▸ **DATA**:
————
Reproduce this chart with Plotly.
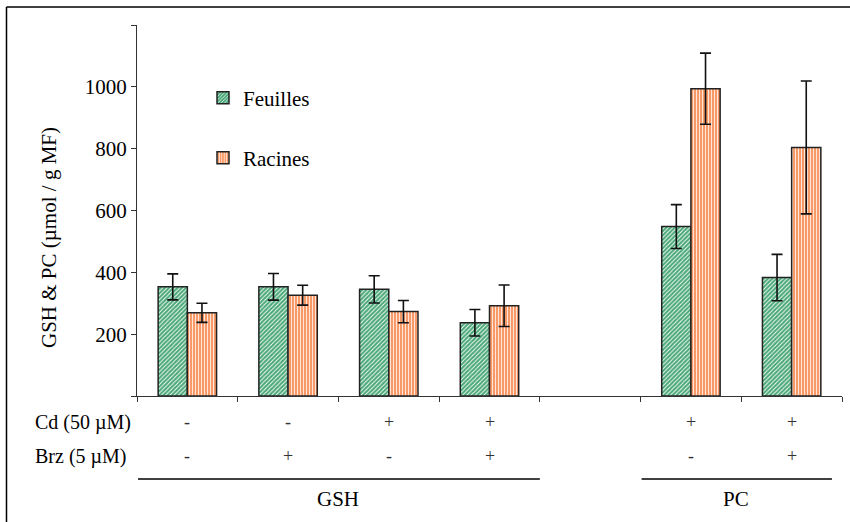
import plotly.graph_objects as go

# ---- data ----
positions = [1, 2, 3, 4, 5, 6, 7]
feuilles = [353, 353, 345, 237, None, 548, 383]
feuilles_err = [42, 43, 44, 43, 0, 71, 75]
racines = [269, 326, 273, 292, None, 994, 804]
racines_err = [31, 32, 36, 67, 0, 115, 215]
cd_signs = ["-", "-", "+", "+", "", "+", "+"]
brz_signs = ["-", "+", "-", "+", "", "-", "+"]
ytick_vals = [0, 200, 400, 600, 800, 1000, 1200]
ytick_text = ["", "200", "400", "600", "800", "1000", ""]
groups = [("GSH", 0.5, 4.5), ("PC", 5.5, 7.4)]

FONT = "Liberation Serif, Times New Roman, Times, serif"
W, H = 850, 522
# plot area in reference pixel coordinates
X0, X1, Y0, Y1 = 137, 842, 25, 396
L, T = X0, Y0
R = W - X1
B = H - Y1
PW, PH = X1 - X0, Y1 - Y0


def px_x(px):
    return (px - X0) / PW


def px_y(py):
    return (Y1 - py) / PH


fig = go.Figure()
fig.add_trace(go.Bar(
    x=positions, y=feuilles, name="Feuilles", legend="legend",
    marker=dict(color="#4aa878", line=dict(color="#222", width=1.5),
                pattern=dict(shape="/", fgcolor="white", bgcolor="#4aa878",
                             size=3, solidity=0.3, fillmode="replace")),
    error_y=dict(type="data", array=feuilles_err, color="#111", thickness=1.6, width=5.5),
))
fig.add_trace(go.Bar(
    x=positions, y=racines, name="Racines", legend="legend2",
    marker=dict(color="#f89a68", line=dict(color="#222", width=1.5),
                pattern=dict(shape="|", fgcolor="white", bgcolor="#f89a68",
                             size=3, solidity=0.25, fillmode="replace")),
    error_y=dict(type="data", array=racines_err, color="#111", thickness=1.6, width=5.5),
))

annotations = []
# row labels
annotations.append(dict(text="Cd (50 µM)", x=px_x(33), y=px_y(422), xref="paper", yref="paper",
                        xanchor="left", yanchor="middle", showarrow=False,
                        font=dict(family=FONT, size=20, color="black")))
annotations.append(dict(text="Brz (5 µM)", x=px_x(33), y=px_y(456), xref="paper", yref="paper",
                        xanchor="left", yanchor="middle", showarrow=False,
                        font=dict(family=FONT, size=20, color="black")))
for p, c, b in zip(positions, cd_signs, brz_signs):
    if c:
        annotations.append(dict(text=c, x=p, y=px_y(422), xref="x", yref="paper",
                                showarrow=False, yanchor="middle",
                                font=dict(family=FONT, size=18, color="#333")))
    if b:
        annotations.append(dict(text=b, x=p, y=px_y(456), xref="x", yref="paper",
                                showarrow=False, yanchor="middle",
                                font=dict(family=FONT, size=18, color="#333")))

shapes = []
for name, x0, x1 in groups:
    shapes.append(dict(type="line", xref="x", yref="paper", x0=x0 + 0.01, x1=x1,
                       y0=px_y(479), y1=px_y(479), line=dict(color="black", width=1.5)))
    annotations.append(dict(text=name, x=(x0 + x1) / 2, y=px_y(499), xref="x", yref="paper",
                            showarrow=False, yanchor="middle",
                            font=dict(family=FONT, size=21, color="black")))

# y title
annotations.append(dict(text="GSH & PC (µmol / g MF)", x=px_x(49), y=px_y(238),
                        xref="paper", yref="paper", textangle=-90, showarrow=False,
                        xanchor="center", yanchor="middle",
                        font=dict(family=FONT, size=21, color="black")))

# outer frame (left and top edges visible)
shapes.append(dict(type="line", xref="paper", yref="paper", x0=px_x(6.5), x1=px_x(6.5),
                   y0=px_y(7), y1=px_y(540), line=dict(color="black", width=1.5)))
shapes.append(dict(type="line", xref="paper", yref="paper", x0=px_x(6.5), x1=px_x(870),
                   y0=px_y(7), y1=px_y(7), line=dict(color="black", width=1.5)))

fig.update_layout(
    width=W, height=H,
    margin=dict(l=L, r=R, t=T, b=B, pad=0),
    paper_bgcolor="white", plot_bgcolor="white",
    barmode="group", bargap=0.42, bargroupgap=0,
    font=dict(family=FONT, size=21, color="black"),
    xaxis=dict(range=[0.5, 7.5], tickvals=[0.5 + i for i in range(8)], showticklabels=False,
               ticks="outside", ticklen=5, tickcolor="#333", showline=True, linecolor="#333",
               linewidth=1, showgrid=False, zeroline=False),
    yaxis=dict(range=[0, 1200], tickvals=ytick_vals, ticktext=ytick_text, ticks="outside",
               ticklen=5, tickcolor="#333", showline=True, linecolor="#333", linewidth=1,
               showgrid=False, zeroline=False, tickfont=dict(family=FONT, size=21)),
    legend=dict(x=px_x(203), y=px_y(98), xanchor="left", yanchor="middle",
                bgcolor="rgba(0,0,0,0)", font=dict(family=FONT, size=21)),
    legend2=dict(x=px_x(203), y=px_y(158), xanchor="left", yanchor="middle",
                 bgcolor="rgba(0,0,0,0)", font=dict(family=FONT, size=21)),
    annotations=annotations,
    shapes=shapes,
    showlegend=True,
)

fig.write_html("out.html", config=dict(displayModeBar=False),
               post_script="document.body.style.margin='0';")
————
▸ **TASK REQUIREMENTS**:
Transcribe the opening line of the listing above, please, and every line after it through the line with "import plotly.graph_objects as go", word for word, without pictures.

▸ **WRITTEN REPLY**:
Reproduce this chart with Plotly.
import plotly.graph_objects as go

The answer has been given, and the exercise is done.